A number of different methods and apparatus have been developed to separate out the quartz sand and bentonite from the slurry. One known device is a cyclone or centrifugal particle separator which is sometimes called a "hydrocyclone" if water is part of the slurry. The cyclone separator usually includes a cylindrical region into which the contaminated fluid under pressure is tangentially injected, and a frustoconical region adjacent the cylindrical region. The standard cyclone separator includes a sealing member or plate at the one opposite axial end of the cylindrical region. The base of the frustoconical region adjoins the other, opposite axial end of the cylindrical region. A typical hydrocyclone includes an underflow or lower outlet port at the truncated apex of the frustoconical region.
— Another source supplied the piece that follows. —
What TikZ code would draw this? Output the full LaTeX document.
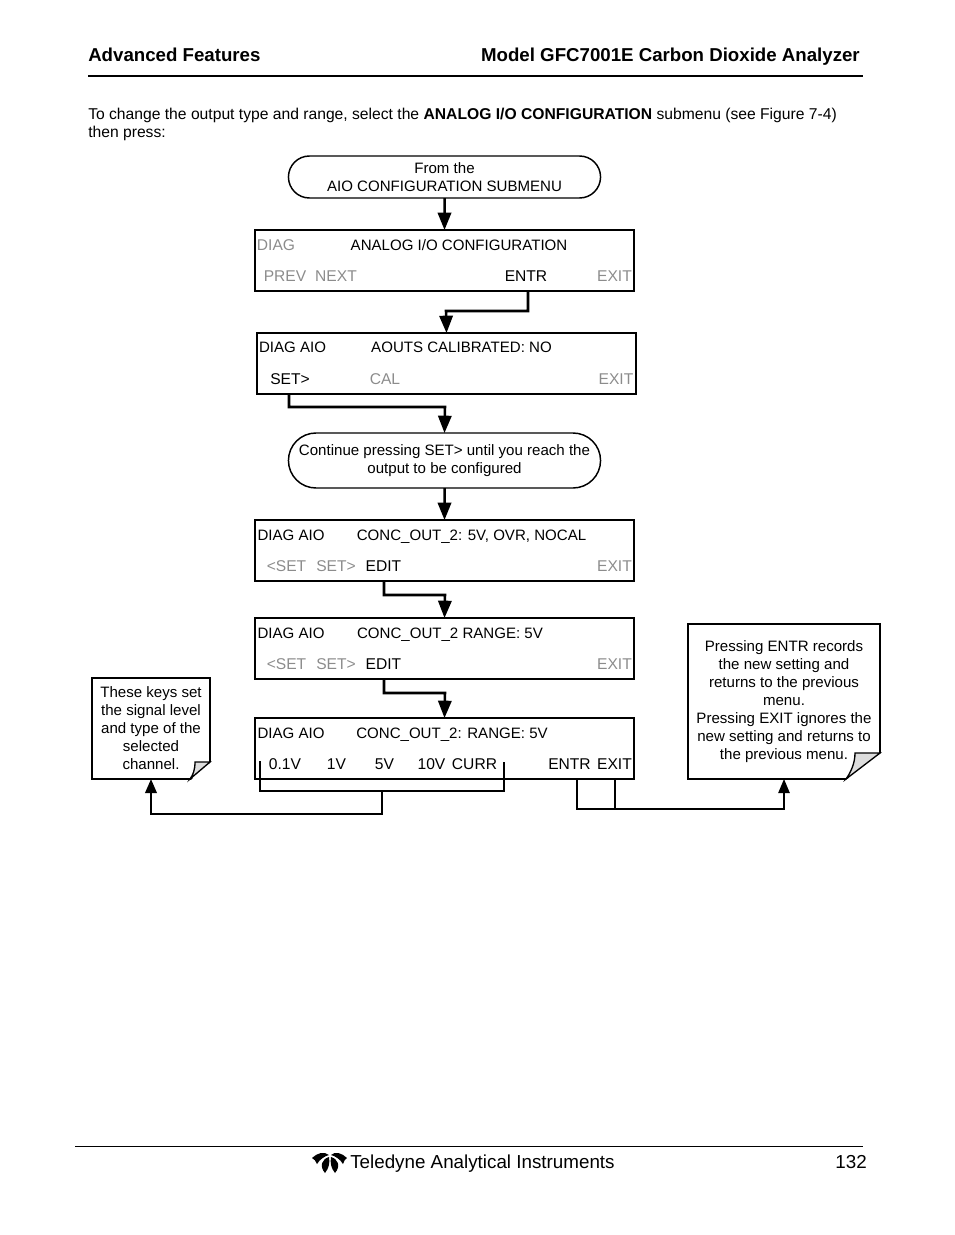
\documentclass[tikz,border=0pt]{standalone}
\usepackage{fontspec}
\setmainfont{Liberation Sans}
\usetikzlibrary{positioning, arrows.meta, shapes.misc}
\definecolor{keygray}{HTML}{8C8C8C}
\definecolor{foldgray}{HTML}{DDDDDD}
\tikzset{screen/.style={draw, line width=1.3pt, minimum width=284.25pt, minimum height=45.75pt, outer sep=0pt},
oval_t/.style={draw, rounded rectangle, line width=1.1pt, align=center, font=\fontsize{11.3}{13.5}\selectfont, minimum width=240.75pt, outer sep=0pt},
note_t/.style={draw, line width=1.1pt, align=center, font=\fontsize{11.3}{13.5}\selectfont, outer sep=0pt, inner sep=0pt},
key/.style={anchor=base, inner sep=0pt, font=\fontsize{11.7}{14}\selectfont},
title/.style={key, font=\fontsize{11.3}{14}\selectfont},
off/.style={key, text=keygray},
flow/.style={-{Triangle[length=13pt, width=10pt]}, line width=1.9pt},
wire/.style={line width=1.1pt},
page_t/.style={anchor=base, inner sep=0pt, font=\fontsize{14.1}{16}\selectfont}}

\begin{document}
\begin{tikzpicture}[x=0.75pt, y=-0.75pt]
  \useasboundingbox (0,0) rectangle (954,1235);
  % page header and body text
  \node[page_t, anchor=base west, font=\fontsize{14}{16}\selectfont\bfseries] (hdl) at (88,61) {Advanced Features};
  \node[page_t, anchor=base east, font=\fontsize{14}{16}\selectfont\bfseries] (hdr) at (860,61) {Model GFC7001E Carbon Dioxide Analyzer};
  \draw[line width=0.9pt] (88,76) -- (863,76);
  \node[anchor=base west, inner sep=0pt, font=\fontsize{11.75}{13.5}\selectfont] (introA) at (88,119) {To change the output type and range, select the \textbf{ANALOG I/O CONFIGURATION} submenu (see Figure 7-4)};
  \node[anchor=base west, inner sep=0pt, font=\fontsize{11.75}{13.5}\selectfont] (introB) at (88,137) {then press:};
  % flow column
  \node[oval_t, minimum height=31.5pt] (start) at (444.5,177) {From the\\AIO CONFIGURATION SUBMENU};
  \node[screen, below=24pt of start] (scrA) {};
  \node[screen, below=31.5pt of scrA, xshift=1.5pt] (scrB) {};
  \node[oval_t, minimum height=41.25pt, below=29.25pt of scrB, xshift=-1.5pt] (cont) {Continue pressing SET> until you reach the\\output to be configured};
  \node[screen, below=24pt of cont] (scrC) {};
  \node[screen, below=27.75pt of scrC] (scrD) {};
  \node[screen, below=29.25pt of scrD] (scrE) {};
  % screen A
  \node[off] (aDiag) at (276,250) {DIAG};
  \node[title] (aTitle) at (459,250) {ANALOG I/O CONFIGURATION};
  \node[off] (aPrev) at (285,281) {PREV};
  \node[off] (aNext) at (336,281) {NEXT};
  \node[key] (aEntr) at (526,281) {ENTR};
  \node[off] (aExit) at (614.5,281) {EXIT};
  % screen B
  \node[title] (bDiag) at (292.5,352) {DIAG AIO};
  \node[title] (bTitle) at (461.5,352) {AOUTS CALIBRATED: NO};
  \node[key] (bSet) at (290,384) {SET>};
  \node[off] (bCal) at (385,384) {CAL};
  \node[off] (bExit) at (616,384) {EXIT};
  % screen C
  \node[title] (cDiag) at (291,540) {DIAG AIO};
  \node[title] (cTitle) at (471.5,540) {CONC\_OUT\_2: 5V, OVR, NOCAL};
  \node[off] (cPrev) at (286.5,571) {<SET};
  \node[off] (cNext) at (336,571) {SET>};
  \node[key] (cEdit) at (383.5,571) {EDIT};
  \node[off] (cExit) at (614.5,571) {EXIT};
  % screen D
  \node[title] (dDiag) at (291,638) {DIAG AIO};
  \node[title] (dTitle) at (450,638) {CONC\_OUT\_2 RANGE: 5V};
  \node[off] (dPrev) at (286.5,669) {<SET};
  \node[off] (dNext) at (336,669) {SET>};
  \node[key] (dEdit) at (383.5,669) {EDIT};
  \node[off] (dExit) at (614.5,669) {EXIT};
  % screen E
  \node[title] (eDiag) at (291,738) {DIAG AIO};
  \node[title] (eTitle) at (452,738) {CONC\_OUT\_2: RANGE: 5V};
  \node[key] (eLow) at (285,769) {0.1V};
  \node[key] (eOne) at (336.5,769) {1V};
  \node[key] (eFive) at (384.5,769) {5V};
  \node[key] (eTen) at (431.5,769) {10V};
  \node[key] (eCurr) at (474.5,769) {CURR};
  \node[key] (eEntr) at (569.5,769) {ENTR};
  \node[key] (eExit) at (614.5,769) {EXIT};
  % side notes
  \node[note_t, minimum width=88.5pt, minimum height=75.75pt] (noteL) at (151,728.5) {These keys set\\the signal level\\and type of the\\selected\\channel.};
  \node[note_t, minimum width=144pt, minimum height=116.25pt] (noteR) at (784,701.5) {Pressing ENTR records\\the new setting and\\returns to the previous\\menu.\\Pressing EXIT ignores the\\new setting and returns to\\the previous menu.};
  \fill[white] (191,780) -- (211,780) -- (211,762) -- cycle;
  \filldraw[fill=foldgray, line width=1pt] (210,762) -- (195,762) .. controls (195,770) and (193,775) .. (190,779) -- cycle;
  \fill[white] (846,780) -- (881,780) -- (881,753) -- cycle;
  \filldraw[fill=foldgray, line width=1pt] (880,753) -- (855,753) .. controls (855,763) and (851,772) .. (846,779) -- cycle;
  % taps on the screens
  \coordinate (entrA) at (528,291);
  \coordinate (setB) at (289,394);
  \coordinate (editC) at (384,581);
  \coordinate (editD) at (384,679);
  \coordinate (brL) at (260,761);
  \coordinate (brR) at (504,762);
  \coordinate (brM) at (382,791);
  \coordinate (tapE) at (577,779);
  \coordinate (tapX) at (615,779);
  \coordinate (busR) at (615,809);
  % connectors
  \draw[flow] (start) -- (scrA.north -| start);
  \draw[flow] (entrA) |- (446,311) -- (scrB.north);
  \draw[flow] (setB) |- (445,407) -- (cont.north);
  \draw[flow] (cont) -- (scrC);
  \draw[flow] (editC) |- (445,595) -- (scrD.north);
  \draw[flow] (editD) |- (445,693) -- (scrE.north);
  \draw[wire] (brL) -- (260,791) -- (504,791) -- (brR);
  \draw[flow, -{Triangle[length=10.5pt, width=8.5pt]}] (brM) -- (382,814) -| (noteL.south);
  \draw[wire] (tapX) -- (busR);
  \draw[wire, -{Triangle[length=10.5pt, width=8.5pt]}] (tapE) |- (busR) -| (noteR.south);
  % page footer
  \draw[line width=0.6pt] (75,1146) -- (863,1146);
  \fill (312,1158) .. controls (317,1153) and (324,1151) .. (329,1155) .. controls (325,1156) and (320,1159) .. (317,1164) .. controls (316,1161) and (314,1159) .. (312,1158) -- cycle;
  \fill (347,1158) .. controls (342,1153) and (335,1151) .. (331,1155) .. controls (335,1156) and (340,1159) .. (343,1164) .. controls (344,1161) and (345,1159) .. (347,1158) -- cycle;
  \fill (329,1157) .. controls (322,1159) and (319,1166) .. (325,1173) .. controls (329,1168) and (330,1163) .. (329,1157) -- cycle;
  \fill (331,1157) .. controls (338,1159) and (341,1166) .. (335,1173) .. controls (331,1168) and (330,1163) .. (331,1157) -- cycle;
  \node[page_t, anchor=base west] (foot) at (350,1168) {Teledyne Analytical Instruments};
  \node[page_t, anchor=base east] (pageno) at (867,1168) {132};
\end{tikzpicture}
\end{document}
Also, the standard cyclone separator includes a cylindrically shaped vortex finder defining an upper outlet port which is in communication with the cylindrical region and which extends through the sealing member at that axial end. Both the lower and upper outlet ports are concentric to the longitudinal axis of the cyclone separator. As utilized herein, the axis of the cylindrical region and frustoconical region is the axial centerline of those geometrically defined shapes. The term "axially inboard" (and "axially outboard") refers to components or items axially positioned closer to (or further away from) the plane normal to the axis of the cylindrical and frustoconical regions which intersects the axial midpoint between the axial extent of the combined cylindrical and frustoconical regions.
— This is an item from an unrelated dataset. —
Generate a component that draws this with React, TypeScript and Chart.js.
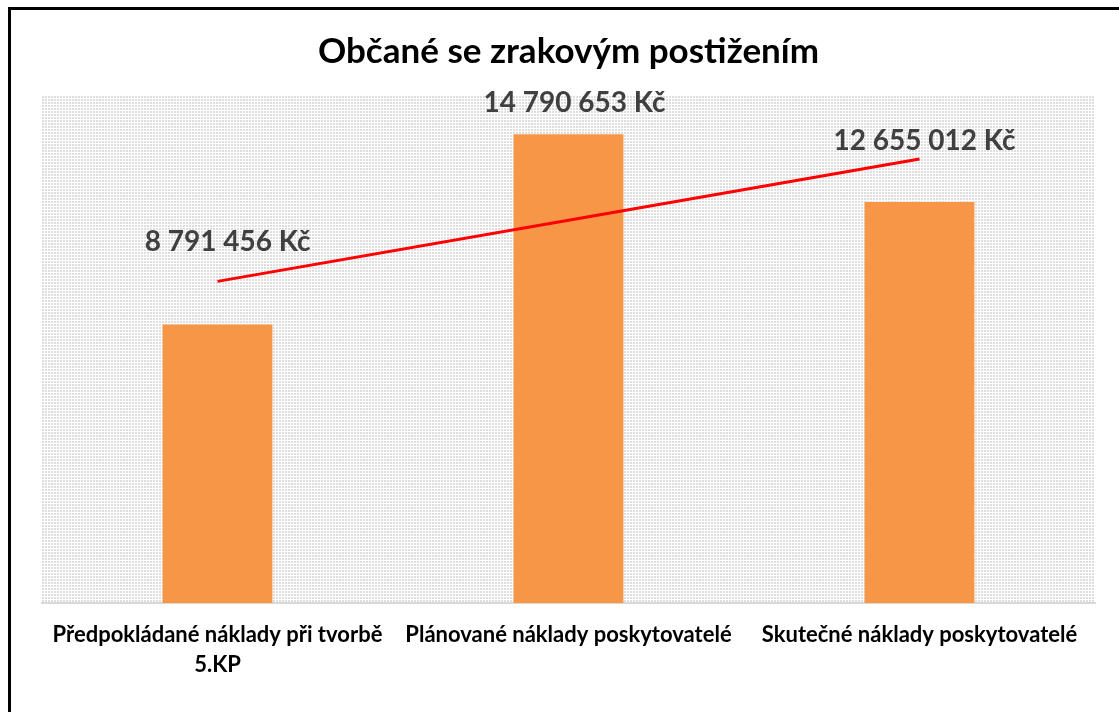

The injected slurry, carrying the fluidly suspended particles, enters the cylindrical region under a continuous pressure head. The slurry in the cylindrical region swirls about in a spiral-like fashion and enters the frustoconical region. This spiral-like motion at the radial outer sectors of the frustoconical region is recognized as the "outer vortex" or the "free vortex" by persons of ordinary skill in the art. The velocity of the particles carried by the slurry in the free vortex is continuously increased due to the increasingly smaller radial dimension within the frustoconical region. A substantially continuous flow of slurry will exit the lower outlet port. However, because of the centrifugal forces developed within both the regions, a flow of slurry develops at the radially inward sectors of the frustoconical region in a helical or spiral-like path directed towards the cylindrical region. This type of flow is called, by persons of ordinary skill in the art, the "inner vortex" or "forced vortex." Also, an air core coaxially develops along the axis in both regions.
Two types of forces act upon the particles entrained or carried by the slurry flowing within the cyclone separator, to wit, the drag forces of the liquid acting on the individual particles in the slurry and the centrifugal settling forces which effect the radial positioning of the particles. Therefore, particles having relatively higher drag forces and comparatively lower centrifugal settling forces generally move towards the radially inner sectors of the cyclone due to its defined internal geometric shape and become entrained in the forced vortex and hence are extracted from the cyclone with the forced vortex portion of the slurry via the vortex finder defining the upper outlet port. On the other hand, particles having relatively lower drag forces and comparatively higher centrifugal settling forces generally move to the radially outermost sectors of the cyclone separator and are entrained in the free vortex. Those latter particles are extracted from the cyclone separator via the lower outlet port. As a general statement, the coarser particles or solids experience greater centrifugal settling forces than the finer solids. Hence, known cyclone separators separate particles on the basis of particle size.
Some prior art cyclone separators utilize vortex finders which move axially within the cylindrical and/or frustoconical regions. By axially positioning the vortex finder, one can regulate the amount of overflow or fluid extracted from the cyclone separator via the vortex finder and upper outlet port. In a similar fashion, some cyclones utilize valves which restrict flow through the lower outlet port and hence change the balance of forces within the cyclone body to affect the type of particles entrained within the forced vortex and exiting the upper outlet port via the vortex finder. U.S. Pat. No. 3,259,246 by Stavenger and U.S. Pat. No. 4,414,112 by Simpson et al. disclose such cyclone separators.
Some cyclone separators include a secondary outlet port, known in the art as a "sidearm," to extract a specified flow of slurry from the internal regions of the cyclone separator at an axially intermediate location. U.S. Pat. No. 2,981,413 by Fitch extracts a flow of slurry from such a sidearm port and reinjects the same into the cyclone and providing additional motive power for the slurry swirling in the cylindrical region of the cyclone separator. U.S. Pat. Nos. 2,418,061 by Weinberger; U.S. Pat. No. 3,533,506 by Carr; and U.S. Pat. No 4,097,375 by Molitor disclose side ports extracting a flow of slurry from the frustoconical region However, each sidearm port in those known cyclone separators is covered by a screen or a permeable or porous media. The screen allows particles of only a certain size to pass therethrough. The porous media allows only fluid to pass therethrough. Also, those sidearm ports are located in the frustoconical region.
In general, the ability of the cyclone separator to segregate particles depends upon the particle size. However, a publication entitled "Theory of Hydrocyclone Operation and its Modifications for Application to the Concentration of Underwater Heavy Mineral Sand Deposits," by A. Hayatdavoudi, published May 15, 1975, discloses that the separation of sand and magnetite, being fluidly suspended in water and having approximately the same particle size but different densities, can be accomplished in a glass bodied, hydrocyclone due to the development of two separate descending spirals, one sand and the other magnetite. Further, it was noted that an adjustable scrapper tube inserted into a sidearm located tangentially to the wall of the hydrocyclone may result in withdrawal of a major portion of the sand and hence the successful concentration and recovery of the magnetite. However, the publication states that the precise location of the head of the scrapper tube depends on a number of mathematical models and on the fundamental operation of the hydrocyclone. Also, it is specifically recognized in that disclosure that the interaction of the many variables of operation within the hydrocyclone does not provide a clear picture of the complicated phenomenon occurring therein.